### DATASET RECORDS
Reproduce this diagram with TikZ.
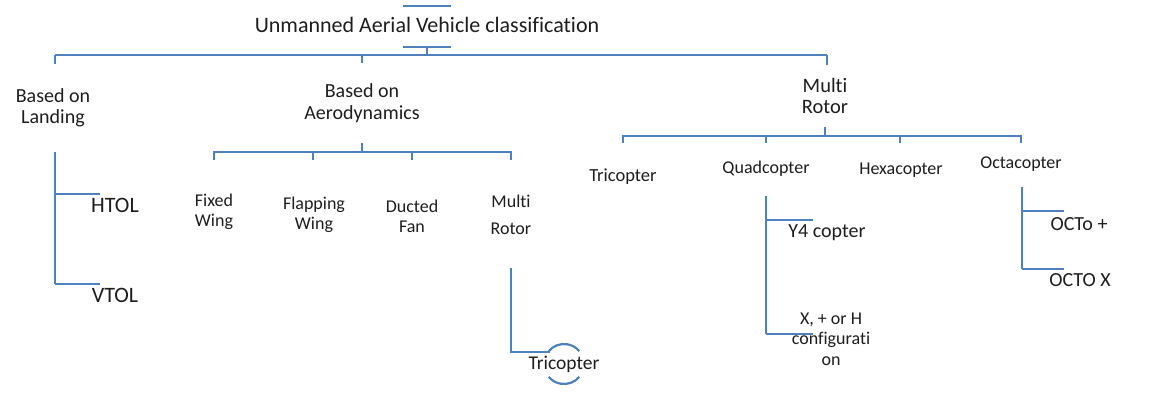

...

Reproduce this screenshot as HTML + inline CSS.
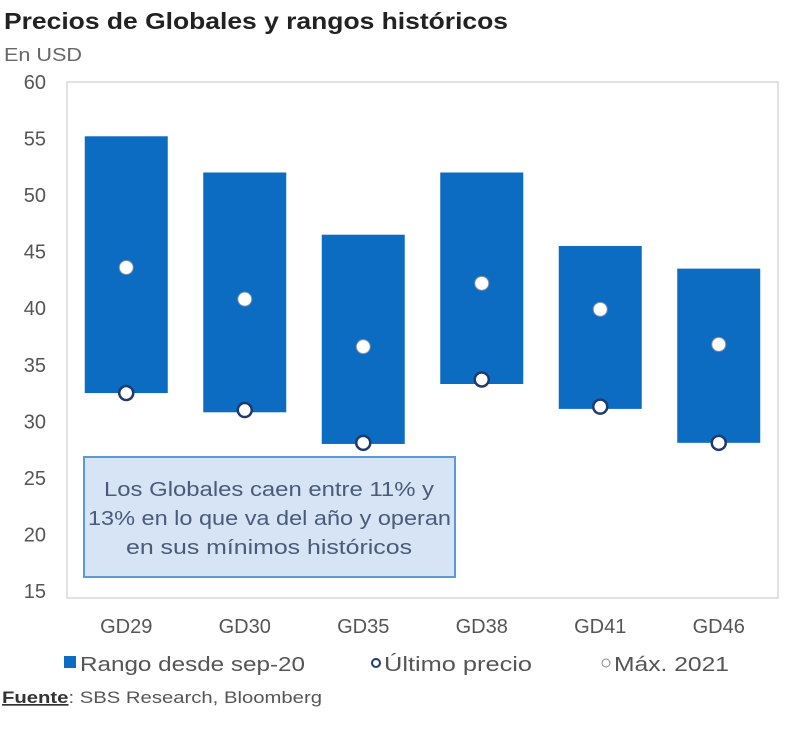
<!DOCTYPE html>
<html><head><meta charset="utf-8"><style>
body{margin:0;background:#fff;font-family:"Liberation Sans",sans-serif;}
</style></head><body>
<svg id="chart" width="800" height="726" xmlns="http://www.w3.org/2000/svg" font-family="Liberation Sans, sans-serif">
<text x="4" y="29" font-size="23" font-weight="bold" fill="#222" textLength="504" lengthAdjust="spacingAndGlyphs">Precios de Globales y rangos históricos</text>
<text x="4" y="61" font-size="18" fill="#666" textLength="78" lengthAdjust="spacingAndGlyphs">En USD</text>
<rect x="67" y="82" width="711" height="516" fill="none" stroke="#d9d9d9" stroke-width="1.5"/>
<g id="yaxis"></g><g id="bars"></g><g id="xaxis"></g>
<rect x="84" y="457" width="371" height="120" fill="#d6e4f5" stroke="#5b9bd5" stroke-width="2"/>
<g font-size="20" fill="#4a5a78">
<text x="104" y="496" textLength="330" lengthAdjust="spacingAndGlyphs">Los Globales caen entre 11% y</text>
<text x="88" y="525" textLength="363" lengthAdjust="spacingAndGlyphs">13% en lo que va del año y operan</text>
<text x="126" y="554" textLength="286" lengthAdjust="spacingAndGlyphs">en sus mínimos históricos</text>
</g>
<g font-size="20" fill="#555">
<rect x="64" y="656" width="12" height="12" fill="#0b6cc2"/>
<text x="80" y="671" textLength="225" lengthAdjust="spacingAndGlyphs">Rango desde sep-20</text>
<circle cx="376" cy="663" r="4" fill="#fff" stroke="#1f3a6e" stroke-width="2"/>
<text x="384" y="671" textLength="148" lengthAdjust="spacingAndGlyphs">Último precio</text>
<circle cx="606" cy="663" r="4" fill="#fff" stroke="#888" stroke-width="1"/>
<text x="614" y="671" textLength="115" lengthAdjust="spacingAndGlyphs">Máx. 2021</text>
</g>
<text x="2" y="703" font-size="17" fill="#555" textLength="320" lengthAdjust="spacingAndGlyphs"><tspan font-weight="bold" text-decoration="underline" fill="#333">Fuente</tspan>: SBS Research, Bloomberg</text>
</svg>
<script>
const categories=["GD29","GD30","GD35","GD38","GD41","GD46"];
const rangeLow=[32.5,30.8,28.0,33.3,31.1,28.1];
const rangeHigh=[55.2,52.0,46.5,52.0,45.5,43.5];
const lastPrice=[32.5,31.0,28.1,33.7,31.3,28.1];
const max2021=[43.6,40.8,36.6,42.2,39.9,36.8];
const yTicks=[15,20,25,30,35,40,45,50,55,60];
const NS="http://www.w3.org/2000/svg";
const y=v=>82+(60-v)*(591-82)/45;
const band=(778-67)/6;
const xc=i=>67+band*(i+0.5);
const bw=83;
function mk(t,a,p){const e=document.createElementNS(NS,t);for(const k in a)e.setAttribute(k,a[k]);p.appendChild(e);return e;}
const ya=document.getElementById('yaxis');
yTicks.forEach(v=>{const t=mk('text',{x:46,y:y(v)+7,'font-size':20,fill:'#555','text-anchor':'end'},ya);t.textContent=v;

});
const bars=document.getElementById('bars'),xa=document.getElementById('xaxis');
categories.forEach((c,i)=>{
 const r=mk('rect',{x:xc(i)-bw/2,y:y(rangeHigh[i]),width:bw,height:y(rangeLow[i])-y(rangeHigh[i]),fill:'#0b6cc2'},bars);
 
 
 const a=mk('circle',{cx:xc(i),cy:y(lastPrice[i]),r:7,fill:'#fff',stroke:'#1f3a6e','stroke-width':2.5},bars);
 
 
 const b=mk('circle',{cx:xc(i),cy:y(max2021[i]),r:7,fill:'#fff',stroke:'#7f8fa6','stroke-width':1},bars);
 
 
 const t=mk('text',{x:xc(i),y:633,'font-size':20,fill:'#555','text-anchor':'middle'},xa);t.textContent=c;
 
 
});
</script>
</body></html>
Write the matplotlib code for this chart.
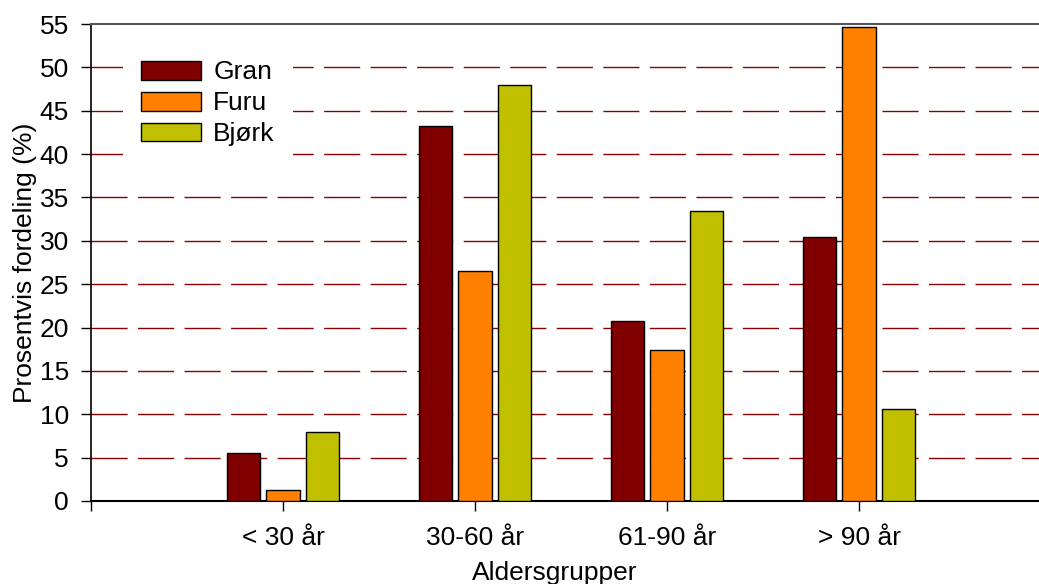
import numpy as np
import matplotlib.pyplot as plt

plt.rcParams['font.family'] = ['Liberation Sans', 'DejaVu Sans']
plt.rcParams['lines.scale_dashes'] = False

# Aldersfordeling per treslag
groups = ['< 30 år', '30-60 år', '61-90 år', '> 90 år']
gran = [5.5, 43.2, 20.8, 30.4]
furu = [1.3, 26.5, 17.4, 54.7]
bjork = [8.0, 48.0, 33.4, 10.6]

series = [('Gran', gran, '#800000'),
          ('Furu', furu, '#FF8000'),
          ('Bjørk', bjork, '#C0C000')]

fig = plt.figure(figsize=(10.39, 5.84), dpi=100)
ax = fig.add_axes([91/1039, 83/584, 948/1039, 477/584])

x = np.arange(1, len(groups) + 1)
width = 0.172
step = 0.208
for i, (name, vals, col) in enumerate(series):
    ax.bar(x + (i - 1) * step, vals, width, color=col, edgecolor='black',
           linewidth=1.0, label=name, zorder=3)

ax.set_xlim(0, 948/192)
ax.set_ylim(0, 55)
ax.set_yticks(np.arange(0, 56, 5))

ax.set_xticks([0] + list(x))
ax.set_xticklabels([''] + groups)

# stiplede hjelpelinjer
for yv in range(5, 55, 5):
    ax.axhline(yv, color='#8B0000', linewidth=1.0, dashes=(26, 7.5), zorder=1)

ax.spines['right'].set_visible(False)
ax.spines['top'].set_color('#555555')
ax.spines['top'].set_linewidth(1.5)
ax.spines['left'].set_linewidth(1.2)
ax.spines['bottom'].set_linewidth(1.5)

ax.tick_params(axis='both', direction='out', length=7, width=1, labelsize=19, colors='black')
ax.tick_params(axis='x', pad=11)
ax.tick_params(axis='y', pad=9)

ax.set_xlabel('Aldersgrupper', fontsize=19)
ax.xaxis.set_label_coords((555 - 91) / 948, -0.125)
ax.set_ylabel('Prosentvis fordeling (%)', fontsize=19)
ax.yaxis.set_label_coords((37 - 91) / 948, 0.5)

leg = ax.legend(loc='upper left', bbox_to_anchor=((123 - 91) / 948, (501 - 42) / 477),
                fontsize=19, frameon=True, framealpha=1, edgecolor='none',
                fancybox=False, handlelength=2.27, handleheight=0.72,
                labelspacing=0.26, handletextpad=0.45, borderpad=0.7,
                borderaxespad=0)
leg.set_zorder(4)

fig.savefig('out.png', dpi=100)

* * *

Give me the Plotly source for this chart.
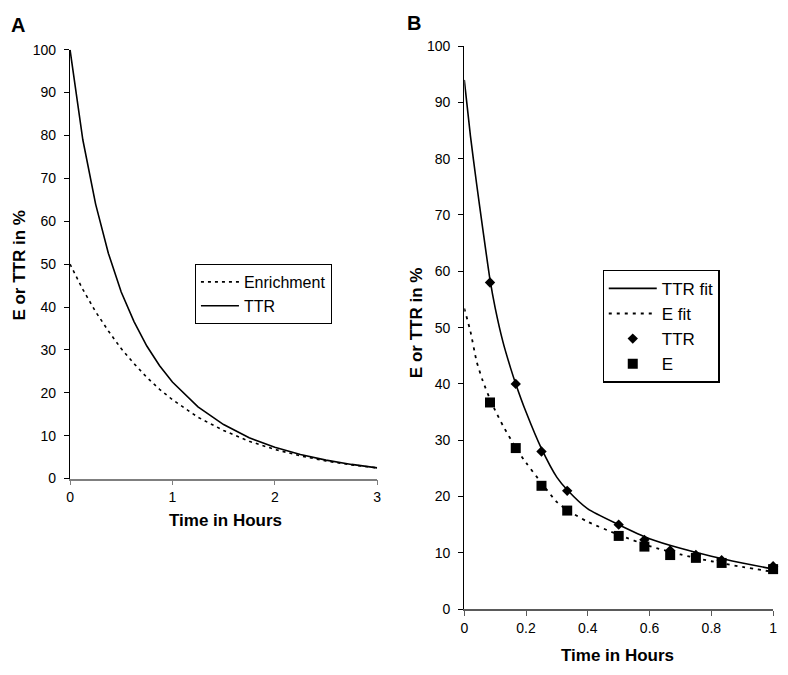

### PROBLEM TO WORK ON
Reproduce only the lines running from the one that has "Write the matplotlib code for this chart." through the one that has "plt.rcParams['lines.scale_dashes'] = False", ends included. Any pictures in that stretch should not be copied.

### RESULT OF THE EXERCISE
Write the matplotlib code for this chart.
import numpy as np
import matplotlib.pyplot as plt

plt.rcParams['font.family'] = ['Liberation Sans', 'DejaVu Sans']
plt.rcParams['lines.scale_dashes'] = False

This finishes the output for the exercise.